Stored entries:
╭──
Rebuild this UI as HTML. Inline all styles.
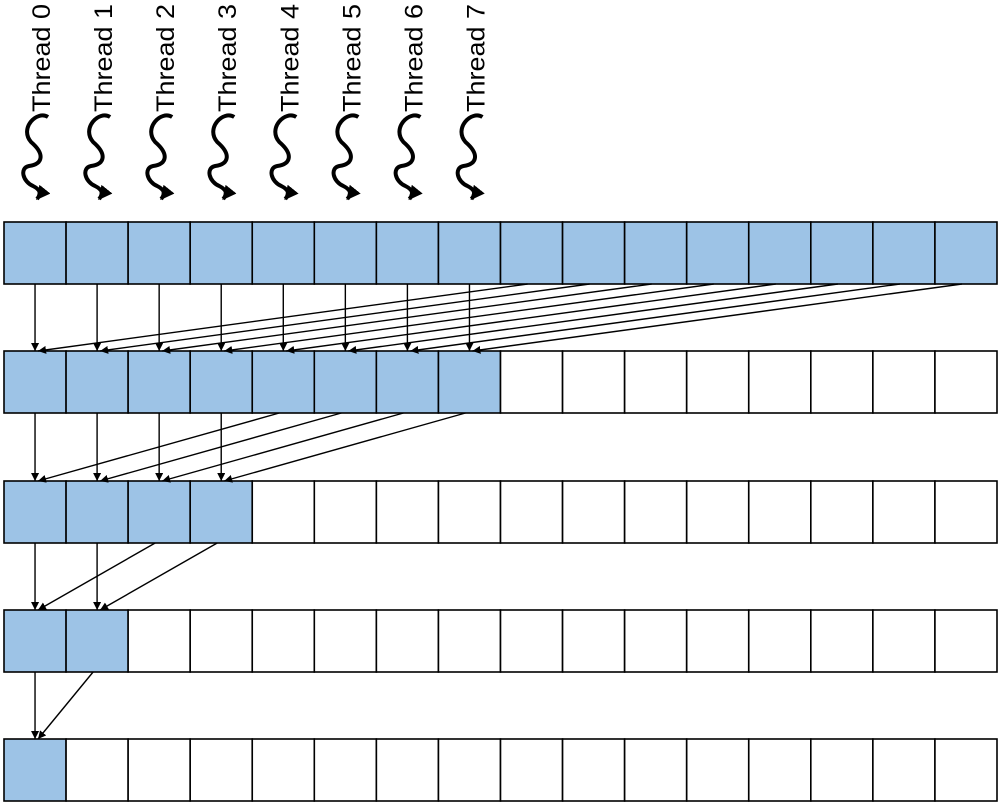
<!DOCTYPE html>
<html><head><meta charset="utf-8"><style>
html,body{margin:0;padding:0;background:#fff;}
svg{display:block;}
</style></head><body>
<svg id="chart" width="1001" height="805" viewBox="0 0 1001 805" xmlns="http://www.w3.org/2000/svg">
<defs>
<marker id="ah" viewBox="0 0 10 10" refX="10" refY="5" markerWidth="8" markerHeight="8" orient="auto-start-reverse" markerUnits="userSpaceOnUse">
<path d="M0,0 L10,5 L0,10 z" fill="#000"/></marker>
<marker id="ah2" viewBox="0 0 10 10" refX="9" refY="5" markerWidth="14" markerHeight="14" orient="auto" markerUnits="userSpaceOnUse">
<path d="M0,0 L10,5 L0,10 z" fill="#000"/></marker>
</defs>
<g id="threads"></g>
<g id="rows"></g>
<g id="arrows"></g>
</svg>
<script>
const threadLabels = ["Thread 0","Thread 1","Thread 2","Thread 3","Thread 4","Thread 5","Thread 6","Thread 7"];
const rowActive = [16, 8, 4, 2, 1];
const cellCount = 16;
const NS = "http://www.w3.org/2000/svg";
const x0 = 4, cw = 62.0625, ch = 62;
const rowTops = [222, 351, 481, 610, 739];
function mk(t, a, p){const e=document.createElementNS(NS,t);for(const k in a)e.setAttribute(k,a[k]);p.appendChild(e);return e;}
const cx = i => x0 + cw*i + cw/2;
const tg = document.getElementById('threads');
threadLabels.forEach((lab,i)=>{
  const x = cx(i);
  const t = mk('text',{x:0,y:0,transform:`translate(${x+15},112) rotate(-90)`,'font-family':'Liberation Sans, sans-serif','font-size':'25',textLength:'108',lengthAdjust:'spacingAndGlyphs',fill:'#000'},tg);
  t.textContent = lab;
  
  
  const p = mk('path',{d:`M${x+13},117 C${x+2},110 ${x-16},128 ${x-4},142 C${x+10},154 ${x+8},164 ${x-6},166 C${x-16},168 ${x-12},182 ${x-2},186 C${x+6},190 ${x+6},194 ${x+2},199`,fill:'none',stroke:'#000','stroke-width':'4','marker-end':'url(#ah2)'},tg);
  
  
});
const rg = document.getElementById('rows');
rowTops.forEach((y,r)=>{
  for(let c=0;c<cellCount;c++){
    const e = mk('rect',{x:x0+cw*c,y:y,width:cw,height:ch,fill:c<rowActive[r]?'#9dc3e6':'#fff',stroke:'#000','stroke-width':'1.6'},rg);
    
    
  }
});
const ag = document.getElementById('arrows');
for(let r=0;r<rowTops.length-1;r++){
  const half = rowActive[r+1];
  const y1 = rowTops[r]+ch, y2 = rowTops[r+1];
  for(let j=0;j<half;j++){
    const a = mk('line',{x1:cx(j),y1:y1,x2:cx(j),y2:y2,stroke:'#000','stroke-width':'1.4','marker-end':'url(#ah)'},ag);
    
    
    const d = mk('line',{x1:cx(j+half)-4,y1:y1,x2:cx(j)+3,y2:y2,stroke:'#000','stroke-width':'1.4','marker-end':'url(#ah)'},ag);
    
    
  }
}
</script>
</body></html>
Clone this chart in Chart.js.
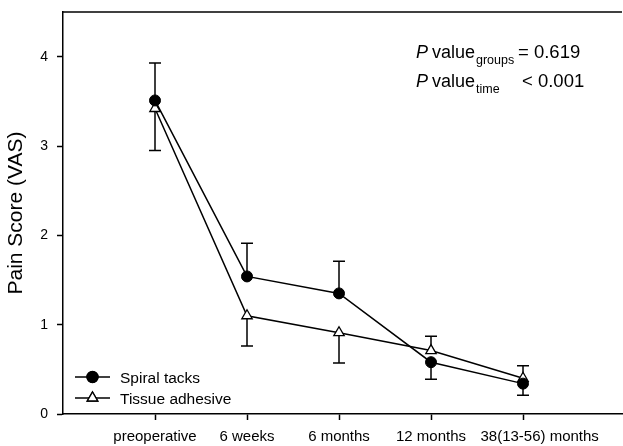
<!DOCTYPE html>
<html>
<head>
<meta charset="utf-8">
<script src="https://cdn.jsdelivr.net/npm/chart.js@4/dist/chart.umd.min.js"></script>
<style>
  html, body { margin: 0; padding: 0; background: #fff; }
  #wrap { width: 623px; height: 446px; }
</style>
</head>
<body>
<div id="wrap"><canvas id="c" width="623" height="446"></canvas></div>
<script>
// Time points and mean VAS pain scores per group
const categories = ['preoperative', '6 weeks', '6 months', '12 months', '38(13-56) months'];
const spiralTacks = [3.51, 1.54, 1.35, 0.58, 0.34];
const spiralTacksErr = [0.42, 0.37, 0.36, 0.19, 0.13];
const tissueAdhesive = [3.42, 1.10, 0.91, 0.71, 0.40];
const tissueAdhesiveErr = [0.47, 0.34, 0.34, 0.16, 0.14];
const yTicks = [0, 1, 2, 3, 4];
const pValueRows = [
  { sub: 'groups', text: '= 0.619' },
  { sub: 'time', text: '< 0.001' }
];

const FONT = '"Liberation Sans", Arial, sans-serif';

const toPoints = arr => arr.map((v, i) => ({ x: i + 1, y: v }));

// keep the plot area fixed regardless of tick label overhang
const noScalePadding = s => {
  s.paddingLeft = 0; s.paddingRight = 0; s.paddingTop = 0; s.paddingBottom = 0;
};

// the long last label is nudged right so it clears its neighbour
const xTickLabel = v => (v === categories.length ? ' '.repeat(8) : '') + categories[v - 1];

// Error bars point away from the other group's mean
const errorBars = {
  id: 'errorBars',
  beforeDatasetsDraw(chart) {
    const { ctx, scales: { x, y } } = chart;
    const errs = [spiralTacksErr, tissueAdhesiveErr];
    const vals = [spiralTacks, tissueAdhesive];
    ctx.save();
    ctx.strokeStyle = '#000';
    ctx.lineWidth = 1.5;
    for (let d = 0; d < 2; d++) {
      const other = vals[1 - d];
      vals[d].forEach((v, i) => {
        const dir = v >= other[i] ? 1 : -1;
        const px = x.getPixelForValue(i + 1);
        const y0 = y.getPixelForValue(v);
        const y1 = y.getPixelForValue(v + dir * errs[d][i]);
        ctx.beginPath();
        ctx.moveTo(px, y0);
        ctx.lineTo(px, y1);
        ctx.moveTo(px - 6, y1);
        ctx.lineTo(px + 6, y1);
        ctx.stroke();
      });
    }
    ctx.restore();
  }
};

// Top frame line, legend and P-value annotation
const decorations = {
  id: 'decorations',
  afterDraw(chart) {
    const { ctx, chartArea: a } = chart;
    ctx.save();
    ctx.strokeStyle = '#000';
    ctx.lineWidth = 1.5;
    ctx.beginPath();
    ctx.moveTo(a.left, a.top);
    ctx.lineTo(a.right, a.top);
    ctx.stroke();

    // legend
    const rows = [
      { y: 377, ds: chart.data.datasets[0] },
      { y: 398, ds: chart.data.datasets[1] }
    ];
    rows.forEach(r => {
      ctx.strokeStyle = '#000';
      ctx.lineWidth = 1.5;
      ctx.beginPath();
      ctx.moveTo(75, r.y);
      ctx.lineTo(110, r.y);
      ctx.stroke();
      Chart.helpers.drawPoint(ctx, {
        pointStyle: r.ds.pointStyle,
        radius: r.ds.pointRadius,
        borderWidth: r.ds.pointBorderWidth,
        rotation: 0
      }, 92.5, r.y);
      ctx.fillStyle = r.ds.pointBackgroundColor;
      ctx.strokeStyle = '#000';
      ctx.lineWidth = r.ds.pointBorderWidth;
      ctx.fill();
      ctx.stroke();
      ctx.fillStyle = '#000';
      ctx.font = '15.5px ' + FONT;
      ctx.textBaseline = 'alphabetic';
      ctx.textAlign = 'left';
      ctx.fillText(r.ds.label, 120, r.y + 6);
    });

    // P values
    const baselines = [58, 87];
    const valueX = [518, 522];
    pValueRows.forEach((row, k) => {
      const by = baselines[k];
      ctx.fillStyle = '#000';
      ctx.textAlign = 'left';
      ctx.font = 'italic 18px ' + FONT;
      ctx.fillText('P', 416, by);
      ctx.font = '18px ' + FONT;
      ctx.fillText('value', 432, by);
      ctx.font = '12.5px ' + FONT;
      ctx.fillText(row.sub, 476, by + 6);
      ctx.font = '18.5px ' + FONT;
      ctx.fillText(row.text, valueX[k], by);
    });
    ctx.restore();
  }
};

new Chart(document.getElementById('c'), {
  type: 'line',
  data: {
    datasets: [
      {
        label: 'Spiral tacks',
        data: toPoints(spiralTacks),
        borderColor: '#000',
        borderWidth: 1.5,
        pointStyle: 'circle',
        pointRadius: 5.5,
        pointBackgroundColor: '#000',
        pointBorderColor: '#000',
        pointBorderWidth: 1,
        tension: 0,
        clip: false
      },
      {
        label: 'Tissue adhesive',
        data: toPoints(tissueAdhesive),
        borderColor: '#000',
        borderWidth: 1.5,
        pointStyle: 'triangle',
        pointRadius: 6,
        pointBackgroundColor: '#fff',
        pointBorderColor: '#000',
        pointBorderWidth: 1.3,
        tension: 0,
        clip: false
      }
    ]
  },
  options: {
    responsive: false,
    animation: false,
    devicePixelRatio: 1,
    layout: { autoPadding: false, padding: { left: 4, top: 12, right: 1, bottom: 0 } },
    plugins: { legend: { display: false }, tooltip: { enabled: false } },
    scales: {
      x: {
        type: 'linear',
        min: 0,
        max: 6.076,
        afterBuildTicks: s => { s.ticks = categories.map((c, i) => ({ value: i + 1 })); },
        afterFit: s => { s.height = 32; noScalePadding(s); },
        ticks: {
          callback: xTickLabel,
          font: { family: FONT, size: 15 },
          color: '#000',
          padding: 8,
          maxRotation: 0,
          autoSkip: false
        },
        grid: { drawOnChartArea: false, drawTicks: true, tickLength: 6, tickWidth: 1.5, tickColor: '#000' },
        border: { display: true, color: '#000', width: 1.5 }
      },
      y: {
        type: 'linear',
        min: 0,
        max: 4.5,
        afterBuildTicks: s => { s.ticks = yTicks.map(v => ({ value: v })); },
        afterFit: s => { s.width = 59; noScalePadding(s); },
        ticks: {
          font: { family: FONT, size: 14 },
          color: '#000',
          padding: 9
        },
        grid: { drawOnChartArea: false, drawTicks: true, tickLength: 6, tickWidth: 1.5, tickColor: '#000' },
        border: { display: true, color: '#000', width: 1.5 },
        title: {
          display: true,
          text: 'Pain Score (VAS)',
          font: { family: FONT, size: 21 },
          color: '#000',
          padding: 0
        }
      }
    }
  },
  plugins: [errorBars, decorations]
});
</script>
</body>
</html>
╰──
*Direction:* Exactly and only the lines from the line with "Clone this chart in Chart.js." to the line with "const toPoints = arr", both ends included, should be echoed. Do not carry over the pictures.

*Output for this task:*
Clone this chart in Chart.js.
<!DOCTYPE html>
<html>
<head>
<meta charset="utf-8">
<script src="https://cdn.jsdelivr.net/npm/chart.js@4/dist/chart.umd.min.js"></script>
<style>
  html, body { margin: 0; padding: 0; background: #fff; }
  #wrap { width: 623px; height: 446px; }
</style>
</head>
<body>
<div id="wrap"><canvas id="c" width="623" height="446"></canvas></div>
<script>
// Time points and mean VAS pain scores per group
const categories = ['preoperative', '6 weeks', '6 months', '12 months', '38(13-56) months'];
const spiralTacks = [3.51, 1.54, 1.35, 0.58, 0.34];
const spiralTacksErr = [0.42, 0.37, 0.36, 0.19, 0.13];
const tissueAdhesive = [3.42, 1.10, 0.91, 0.71, 0.40];
const tissueAdhesiveErr = [0.47, 0.34, 0.34, 0.16, 0.14];
const yTicks = [0, 1, 2, 3, 4];
const pValueRows = [
  { sub: 'groups', text: '= 0.619' },
  { sub: 'time', text: '< 0.001' }
];

const FONT = '"Liberation Sans", Arial, sans-serif';

const toPoints = arr => arr.map((v, i) => ({ x: i + 1, y: v }));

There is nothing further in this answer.